The second album (Maybe You Should Drive) was probably the one that made me a fan. Gordon features the goofy, nerdy pranksters with fragile souls that we know them as. Maybe You Should Drive, though, has tracks that feel indistinguishable and at time superior to the alternative rock that dominated the airwaves. For example, “Alternative Girlfriend” is indistinguishable from anything Counting Crows was putting out. Though nothing the Counting Crows put out ever captured the Generation X attitude and bitter sarcasm as well as “Young at being old/ old at being young/ everything’s been sold to others’ revolutions.”
My favorite song in the entire Barenaked Ladies discography, though, is “Jane”.
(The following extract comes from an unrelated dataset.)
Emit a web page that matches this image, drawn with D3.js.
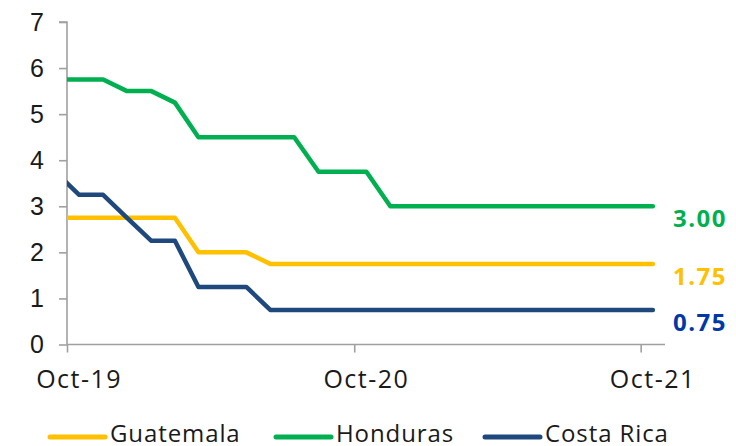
<!DOCTYPE html>
<html>
<head>
<meta charset="utf-8">
<script src="https://cdn.jsdelivr.net/npm/d3@7"></script>
<style>
  body { margin: 0; background: #fff; }
  svg { display: block; font-family: "Open Sans", sans-serif; }
</style>
</head>
<body>
<svg id="body" width="736" height="446"></svg>
<script>
let svg = d3.select("#body");

// monthly policy rates, Sep-19 .. Oct-21 (Sep-19 only shows as the clipped start)
let months = ["2019-09","2019-10","2019-11","2019-12","2020-01","2020-02","2020-03",
              "2020-04","2020-05","2020-06","2020-07","2020-08","2020-09","2020-10",
              "2020-11","2020-12","2021-01","2021-02","2021-03","2021-04","2021-05",
              "2021-06","2021-07","2021-08","2021-09","2021-10"];
let guatemala = [2.75,2.75,2.75,2.75,2.75,2.75,2.00,2.00,2.00,1.75,1.75,1.75,1.75,1.75,
                 1.75,1.75,1.75,1.75,1.75,1.75,1.75,1.75,1.75,1.75,1.75,1.75];
let honduras  = [5.75,5.75,5.75,5.50,5.50,5.25,4.50,4.50,4.50,4.50,4.50,3.75,3.75,3.75,
                 3.00,3.00,3.00,3.00,3.00,3.00,3.00,3.00,3.00,3.00,3.00,3.00];
let costaRica = [3.75,3.25,3.25,2.75,2.25,2.25,1.25,1.25,1.25,0.75,0.75,0.75,0.75,0.75,
                 0.75,0.75,0.75,0.75,0.75,0.75,0.75,0.75,0.75,0.75,0.75,0.75];
let yTicks = [0,1,2,3,4,5,6,7];
let xTickMonths = ["2019-10","2020-10","2021-10"];
let xTickLabels = ["Oct-19","Oct-20","Oct-21"];

let series = [
  {name: "Guatemala",  values: guatemala, color: "#ffc000", label: "#ffc000"},
  {name: "Honduras",   values: honduras,  color: "#00b050", label: "#00b050"},
  {name: "Costa Rica", values: costaRica, color: "#1f497d", label: "#0038a8"}
];

let parse = d3.timeParse("%Y-%m");
// plot each month at its middle
let mid = m => {
  let a = parse(m), b = d3.timeMonth.offset(a, 1);
  return new Date((a.getTime() + b.getTime()) / 2);
};

let x = d3.scaleTime()
          .domain([parse("2019-10"), parse("2021-11")])
          .range([67, 665]);
let y = d3.scaleLinear()
          .domain([0, 7])
          .range([344.5, 22]);

let axisColor = "#a0a0a0";
let textColor = "#1a1a1a";

// y axis
let yAxis = svg.append("g").attr("transform", "translate(67,0)")
  .call(d3.axisLeft(y).tickValues(yTicks).tickSize(8).tickPadding(15).tickFormat(d3.format("d")));
yAxis.select(".domain").attr("stroke", axisColor).attr("stroke-width", 1.6).attr("d", `M-8,${y(7)}H0V${y(0)}`);
yAxis.selectAll(".tick line").attr("stroke", axisColor).attr("stroke-width", 1.6);
yAxis.selectAll(".tick text").attr("fill", textColor).style("font-size", "25px").attr("font-family", null);

// x axis
let xAxis = svg.append("g").attr("transform", `translate(0,${y(0)})`)
  .call(d3.axisBottom(x).tickValues(xTickMonths.map(parse)).tickSize(8).tickFormat(""));
xAxis.select(".domain").attr("stroke", axisColor).attr("stroke-width", 1.6).attr("d", `M67,0H${x.range()[1]}`);
xAxis.selectAll(".tick line").attr("stroke", axisColor).attr("stroke-width", 1.6);

svg.append("g").selectAll("text")
  .data(xTickMonths)
  .enter()
  .append("text")
  .attr("x", d => x(mid(d)))
  .attr("y", 388)
  .attr("text-anchor", "middle")
  .attr("fill", textColor)
  .style("font-size", "25px")
  .style("letter-spacing", "1.5px")
  .text((d, i) => xTickLabels[i]);

// clip lines at the y axis
svg.append("clipPath").attr("id", "plot")
  .append("rect").attr("x", 67).attr("y", 0).attr("width", 700).attr("height", 446);

let line = d3.line()
  .x((d, i) => x(mid(months[i])))
  .y(d => y(d));

svg.append("g").attr("clip-path", "url(#plot)")
  .selectAll("path")
  .data(series)
  .enter()
  .append("path")
  .attr("d", d => line(d.values))
  .attr("fill", "none")
  .attr("stroke", d => d.color)
  .attr("stroke-width", 4.5)
  .attr("stroke-linejoin", "round")
  .attr("stroke-linecap", "round");

// end value labels
svg.append("g").selectAll("text")
  .data(series)
  .enter()
  .append("text")
  .attr("x", 673)
  .attr("y", d => y(d.values[d.values.length - 1]) + 21)
  .attr("fill", d => d.label)
  .style("font-size", "24px")
  .style("font-weight", "bold")
  .style("letter-spacing", "1.5px")
  .text(d => d.values[d.values.length - 1].toFixed(2));

// legend
let legendX = [50, 276, 485];
let legend = svg.append("g").selectAll("g")
  .data(series)
  .enter()
  .append("g")
  .attr("transform", (d, i) => `translate(${legendX[i]},437)`);
legend.append("line")
  .attr("x1", 0).attr("x2", 55)
  .attr("stroke", d => d.color)
  .attr("stroke-width", 5)
  .attr("stroke-linecap", "round");
legend.append("text")
  .attr("x", 60)
  .attr("y", 5)
  .attr("fill", textColor)
  .style("font-size", "24px")
  .style("letter-spacing", "0.9px")
  .text(d => d.name);
</script>
</body>
</html>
Cripes… that video is sooooo 90’s.
The song has got a mellow acoustic part and a heartbreaking chorus. Seriously, this song could’ve been played in a Jennifer Aniston romance-in-the-big-city movie and it would not have been out of place. While the song is ultimately about heart-break, it’s also about appreciating the mundane everyday joys you take for granted. A smile. Playing music. Dying your hair. Listening to your partner’s insecurities. Writing letters which fail to communicate how much you belong together. It’s the small undramatic things in life that you value when it’s all over. It made me see the world in the saturated colors of the music video… which is weird because I had never seen that video before I’d composed this post.
It made me dream that, one day, I’d find my own Jane.
And oddly, I did… minus the shoplifting part. You can’t pin that on me.